[Data extracted from a collection]
"""

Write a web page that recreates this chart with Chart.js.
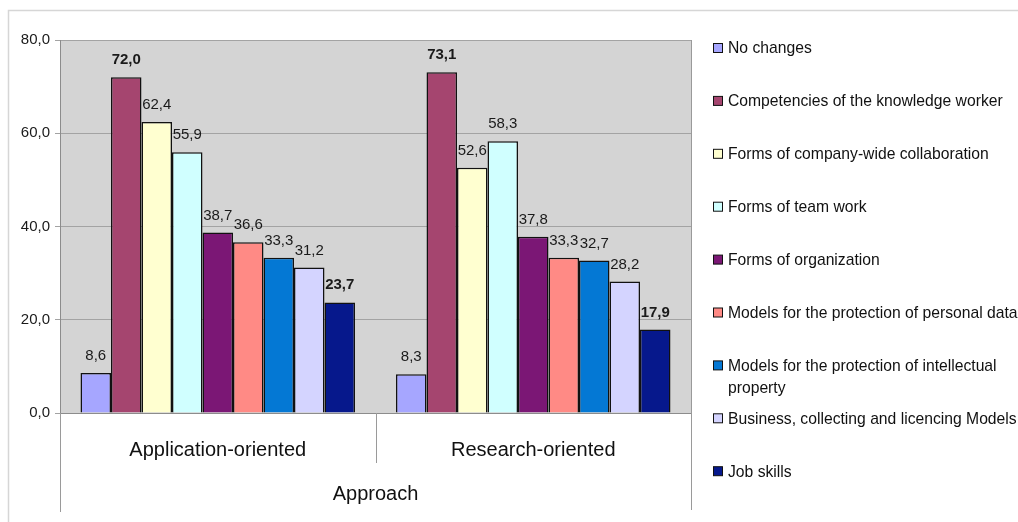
<!DOCTYPE html>
<html>
<head>
<meta charset="utf-8">
<script src="https://cdn.jsdelivr.net/npm/chart.js@4/dist/chart.umd.min.js"></script>
<style>
  body { margin: 0; background: #fff; }
  #marco { position: relative; width: 1018px; height: 522px; }
</style>
</head>
<body>
<div id="marco"><canvas id="grafico"></canvas></div>
<script>
// Categorias del eje x
const categorias = ['Application-oriented', 'Research-oriented'];
const tituloEje = 'Approach';

// Series (en el mismo orden que la leyenda)
const nombresSeries = [
    'No changes',
    'Competencies of the knowledge worker',
    'Forms of company-wide collaboration',
    'Forms of team work',
    'Forms of organization',
    'Models for the protection of personal data',
    'Models for the protection of intellectual property',
    'Business, collecting and licencing Models',
    'Job skills'
];

// Valores de cada serie: [Application-oriented, Research-oriented]
const sinCambios = [8.6, 8.3];
const competencias = [72.0, 73.1];
const colaboracion = [62.4, 52.6];
const trabajoEquipo = [55.9, 58.3];
const organizacion = [38.7, 37.8];
const datosPersonales = [36.6, 33.3];
const propiedadIntelectual = [33.3, 32.7];
const modelosNegocio = [31.2, 28.2];
const habilidades = [23.7, 17.9];

const valoresSeries = [sinCambios, competencias, colaboracion, trabajoEquipo, organizacion,
    datosPersonales, propiedadIntelectual, modelosNegocio, habilidades];

// Ticks del eje y
const ticksY = [0, 20, 40, 60, 80];

// Colores de relleno de las barras
const colores = ['#a6a6ff', '#a5456f', '#ffffd0', '#d0ffff', '#7b1775',
    '#ff8a85', '#0478d4', '#d4d4ff', '#06188c'];

// Series con la etiqueta en negrita
const seriesNegrita = [1, 8];

const fuente = '"Liberation Sans", Arial, sans-serif';

// Formato con coma decimal
function formato(v) {
    return v.toFixed(1).replace('.', ',');
}

// Fondo gris del area del grafico y marco exterior
const fondoPlugin = {
    id: 'fondo',
    beforeDraw(chart) {
        const { ctx, chartArea: a } = chart;
        ctx.save();
        ctx.strokeStyle = '#d6d6d6';
        ctx.lineWidth = 1.5;
        ctx.beginPath();
        ctx.moveTo(8.5, 522);
        ctx.lineTo(8.5, 10.5);
        ctx.lineTo(1018, 10.5);
        ctx.stroke();
        ctx.fillStyle = '#d4d4d4';
        ctx.fillRect(a.left, a.top, a.right - a.left, a.bottom - a.top);
        ctx.restore();
    }
};

// Etiquetas de valor, lineas de categoria y leyenda
const extrasPlugin = {
    id: 'extras',
    afterDatasetsDraw(chart) {
        const ctx = chart.ctx;
        ctx.save();
        ctx.fillStyle = '#1a1a1a';
        ctx.textAlign = 'center';
        ctx.textBaseline = 'alphabetic';
        chart.data.datasets.forEach((ds, i) => {
            const meta = chart.getDatasetMeta(i);
            const negrita = seriesNegrita.includes(i);
            ctx.font = (negrita ? 'bold ' : '') + '15px ' + fuente;
            meta.data.forEach((barra, j) => {
                ctx.fillText(formato(ds.data[j]), barra.x, barra.y - 13);
            });
        });
        ctx.restore();
    },
    afterDraw(chart) {
        const { ctx, chartArea: a } = chart;
        const x = chart.scales.x;
        ctx.save();
        ctx.strokeStyle = '#9a9a9a';
        ctx.lineWidth = 1;
        // bordes laterales que bajan hasta el titulo del eje
        ctx.beginPath();
        ctx.moveTo(Math.round(a.left) + 0.5, a.bottom);
        ctx.lineTo(Math.round(a.left) + 0.5, 512);
        ctx.moveTo(Math.round(a.right) + 0.5, a.top);
        ctx.lineTo(Math.round(a.right) + 0.5, 510);
        // separador entre categorias
        for (let j = 1; j < categorias.length; j++) {
            const xs = Math.round((x.getPixelForTick(j - 1) + x.getPixelForTick(j)) / 2) + 0.5;
            ctx.moveTo(xs, a.bottom);
            ctx.lineTo(xs, a.bottom + 50);
        }
        ctx.stroke();

        // leyenda a la derecha
        const lx = 713, tx = 728, y0 = 48, paso = 52.9, anchoMax = 300;
        ctx.font = '15.7px ' + fuente;
        ctx.textAlign = 'left';
        ctx.textBaseline = 'middle';
        nombresSeries.forEach((nombre, i) => {
            const y = y0 + i * paso;
            ctx.fillStyle = colores[i];
            ctx.fillRect(lx, y - 4.5, 9, 9);
            ctx.strokeStyle = '#111';
            ctx.lineWidth = 1;
            ctx.strokeRect(lx + 0.5, y - 4.5, 9, 9);
            // cortar en lineas si el texto es muy largo
            const palabras = nombre.split(' ');
            const lineas = [];
            let actual = '';
            palabras.forEach(p => {
                const prueba = actual ? actual + ' ' + p : p;
                if (ctx.measureText(prueba).width > anchoMax && actual) {
                    lineas.push(actual);
                    actual = p;
                } else {
                    actual = prueba;
                }
            });
            lineas.push(actual);
            ctx.fillStyle = '#111';
            lineas.forEach((l, k) => ctx.fillText(l, tx, y + 1 + k * 22));
        });
        ctx.restore();
    }
};

function generarGrafico() {
    const ctx = document.getElementById('grafico').getContext('2d');

    const datasets = nombresSeries.map((nombre, i) => ({
        label: nombre,
        data: valoresSeries[i],
        backgroundColor: colores[i],
        borderColor: '#111',
        borderWidth: 1.5,
        categoryPercentage: 0.87,
        barPercentage: 1
    }));

    return new Chart(ctx, {
        type: 'bar',
        data: { labels: categorias, datasets: datasets },
        plugins: [fondoPlugin, extrasPlugin],
        options: {
            responsive: true,
            maintainAspectRatio: false,
            animation: false,
            devicePixelRatio: 1,
            layout: { padding: { left: 0, right: 327, top: 40, bottom: 0 } },
            plugins: {
                legend: { display: false },
                tooltip: { enabled: false }
            },
            scales: {
                x: {
                    grid: { display: false, drawTicks: false },
                    border: { color: '#8c8c8c', width: 1 },
                    ticks: {
                        color: '#111',
                        padding: 25,
                        font: { family: fuente, size: 20 }
                    },
                    title: {
                        display: true,
                        text: tituloEje,
                        color: '#111',
                        font: { family: fuente, size: 20 },
                        padding: { top: 4, bottom: 16 }
                    },
                    afterFit(scale) { scale.height = 109; }
                },
                y: {
                    min: ticksY[0],
                    max: ticksY[ticksY.length - 1],
                    afterBuildTicks(scale) {
                        scale.ticks = ticksY.map(v => ({ value: v }));
                    },
                    grid: { color: '#a3a3a3', tickLength: 5, drawTicks: true },
                    border: { color: '#8c8c8c', width: 1 },
                    ticks: {
                        color: '#1a1a1a',
                        padding: 5,
                        font: { family: fuente, size: 15 },
                        callback: v => formato(v)
                    },
                    afterFit(scale) { scale.width = 60; }
                }
            }
        }
    });
}

const grafico = generarGrafico();
</script>
</body>
</html>
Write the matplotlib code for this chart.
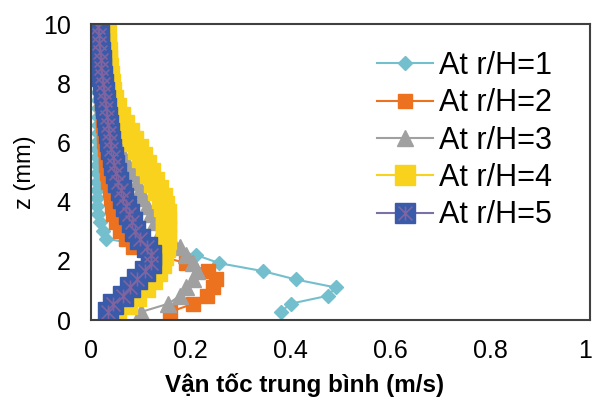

"""

■ **WHAT TO PRODUCE**
Reproduce each entry precisely. Leave the pictures out.

■ **EXERCISE OUTPUT**
Write a web page that recreates this chart with Chart.js.
<!DOCTYPE html>
<html>
<head>
<meta charset="utf-8">
<script src="https://cdn.jsdelivr.net/npm/chart.js@4/dist/chart.umd.min.js"></script>
<style>
  body { margin: 0; background: #fff; }
  #marco { position: relative; width: 1018px; height: 522px; }
</style>
</head>
<body>
<div id="marco"><canvas id="grafico"></canvas></div>
<script>
// Categorias del eje x
const categorias = ['Application-oriented', 'Research-oriented'];
const tituloEje = 'Approach';

// Series (en el mismo orden que la leyenda)
const nombresSeries = [
    'No changes',
    'Competencies of the knowledge worker',
    'Forms of company-wide collaboration',
    'Forms of team work',
    'Forms of organization',
    'Models for the protection of personal data',
    'Models for the protection of intellectual property',
    'Business, collecting and licencing Models',
    'Job skills'
];

// Valores de cada serie: [Application-oriented, Research-oriented]
const sinCambios = [8.6, 8.3];
const competencias = [72.0, 73.1];
const colaboracion = [62.4, 52.6];
const trabajoEquipo = [55.9, 58.3];
const organizacion = [38.7, 37.8];
const datosPersonales = [36.6, 33.3];
const propiedadIntelectual = [33.3, 32.7];
const modelosNegocio = [31.2, 28.2];
const habilidades = [23.7, 17.9];

const valoresSeries = [sinCambios, competencias, colaboracion, trabajoEquipo, organizacion,
    datosPersonales, propiedadIntelectual, modelosNegocio, habilidades];

// Ticks del eje y
const ticksY = [0, 20, 40, 60, 80];

// Colores de relleno de las barras
const colores = ['#a6a6ff', '#a5456f', '#ffffd0', '#d0ffff', '#7b1775',
    '#ff8a85', '#0478d4', '#d4d4ff', '#06188c'];

// Series con la etiqueta en negrita
const seriesNegrita = [1, 8];

const fuente = '"Liberation Sans", Arial, sans-serif';

// Formato con coma decimal
function formato(v) {
    return v.toFixed(1).replace('.', ',');
}

// Fondo gris del area del grafico y marco exterior
const fondoPlugin = {
    id: 'fondo',
    beforeDraw(chart) {
        const { ctx, chartArea: a } = chart;
        ctx.save();
        ctx.strokeStyle = '#d6d6d6';
        ctx.lineWidth = 1.5;
        ctx.beginPath();
        ctx.moveTo(8.5, 522);
        ctx.lineTo(8.5, 10.5);
        ctx.lineTo(1018, 10.5);
        ctx.stroke();
        ctx.fillStyle = '#d4d4d4';
        ctx.fillRect(a.left, a.top, a.right - a.left, a.bottom - a.top);
        ctx.restore();
    }
};

// Etiquetas de valor, lineas de categoria y leyenda
const extrasPlugin = {
    id: 'extras',
    afterDatasetsDraw(chart) {
        const ctx = chart.ctx;
        ctx.save();
        ctx.fillStyle = '#1a1a1a';
        ctx.textAlign = 'center';
        ctx.textBaseline = 'alphabetic';
        chart.data.datasets.forEach((ds, i) => {
            const meta = chart.getDatasetMeta(i);
            const negrita = seriesNegrita.includes(i);
            ctx.font = (negrita ? 'bold ' : '') + '15px ' + fuente;
            meta.data.forEach((barra, j) => {
                ctx.fillText(formato(ds.data[j]), barra.x, barra.y - 13);
            });
        });
        ctx.restore();
    },
    afterDraw(chart) {
        const { ctx, chartArea: a } = chart;
        const x = chart.scales.x;
        ctx.save();
        ctx.strokeStyle = '#9a9a9a';
        ctx.lineWidth = 1;
        // bordes laterales que bajan hasta el titulo del eje
        ctx.beginPath();
        ctx.moveTo(Math.round(a.left) + 0.5, a.bottom);
        ctx.lineTo(Math.round(a.left) + 0.5, 512);
        ctx.moveTo(Math.round(a.right) + 0.5, a.top);
        ctx.lineTo(Math.round(a.right) + 0.5, 510);
        // separador entre categorias
        for (let j = 1; j < categorias.length; j++) {
            const xs = Math.round((x.getPixelForTick(j - 1) + x.getPixelForTick(j)) / 2) + 0.5;
            ctx.moveTo(xs, a.bottom);
            ctx.lineTo(xs, a.bottom + 50);
        }
        ctx.stroke();

        // leyenda a la derecha
        const lx = 713, tx = 728, y0 = 48, paso = 52.9, anchoMax = 300;
        ctx.font = '15.7px ' + fuente;
        ctx.textAlign = 'left';
        ctx.textBaseline = 'middle';
        nombresSeries.forEach((nombre, i) => {
            const y = y0 + i * paso;
            ctx.fillStyle = colores[i];
            ctx.fillRect(lx, y - 4.5, 9, 9);
            ctx.strokeStyle = '#111';
            ctx.lineWidth = 1;
            ctx.strokeRect(lx + 0.5, y - 4.5, 9, 9);
            // cortar en lineas si el texto es muy largo
            const palabras = nombre.split(' ');
            const lineas = [];
            let actual = '';
            palabras.forEach(p => {
                const prueba = actual ? actual + ' ' + p : p;
                if (ctx.measureText(prueba).width > anchoMax && actual) {
                    lineas.push(actual);
                    actual = p;
                } else {
                    actual = prueba;
                }
            });
            lineas.push(actual);
            ctx.fillStyle = '#111';
            lineas.forEach((l, k) => ctx.fillText(l, tx, y + 1 + k * 22));
        });
        ctx.restore();
    }
};

function generarGrafico() {
    const ctx = document.getElementById('grafico').getContext('2d');

    const datasets = nombresSeries.map((nombre, i) => ({
        label: nombre,
        data: valoresSeries[i],
        backgroundColor: colores[i],
        borderColor: '#111',
        borderWidth: 1.5,
        categoryPercentage: 0.87,
        barPercentage: 1
    }));

    return new Chart(ctx, {
        type: 'bar',
        data: { labels: categorias, datasets: datasets },
        plugins: [fondoPlugin, extrasPlugin],
        options: {
            responsive: true,
            maintainAspectRatio: false,
            animation: false,
            devicePixelRatio: 1,
            layout: { padding: { left: 0, right: 327, top: 40, bottom: 0 } },
            plugins: {
                legend: { display: false },
                tooltip: { enabled: false }
            },
            scales: {
                x: {
                    grid: { display: false, drawTicks: false },
                    border: { color: '#8c8c8c', width: 1 },
                    ticks: {
                        color: '#111',
                        padding: 25,
                        font: { family: fuente, size: 20 }
                    },
                    title: {
                        display: true,
                        text: tituloEje,
                        color: '#111',
                        font: { family: fuente, size: 20 },
                        padding: { top: 4, bottom: 16 }
                    },
                    afterFit(scale) { scale.height = 109; }
                },
                y: {
                    min: ticksY[0],
                    max: ticksY[ticksY.length - 1],
                    afterBuildTicks(scale) {
                        scale.ticks = ticksY.map(v => ({ value: v }));
                    },
                    grid: { color: '#a3a3a3', tickLength: 5, drawTicks: true },
                    border: { color: '#8c8c8c', width: 1 },
                    ticks: {
                        color: '#1a1a1a',
                        padding: 5,
                        font: { family: fuente, size: 15 },
                        callback: v => formato(v)
                    },
                    afterFit(scale) { scale.width = 60; }
                }
            }
        }
    });
}

const grafico = generarGrafico();
</script>
</body>
</html>
Write the matplotlib code for this chart.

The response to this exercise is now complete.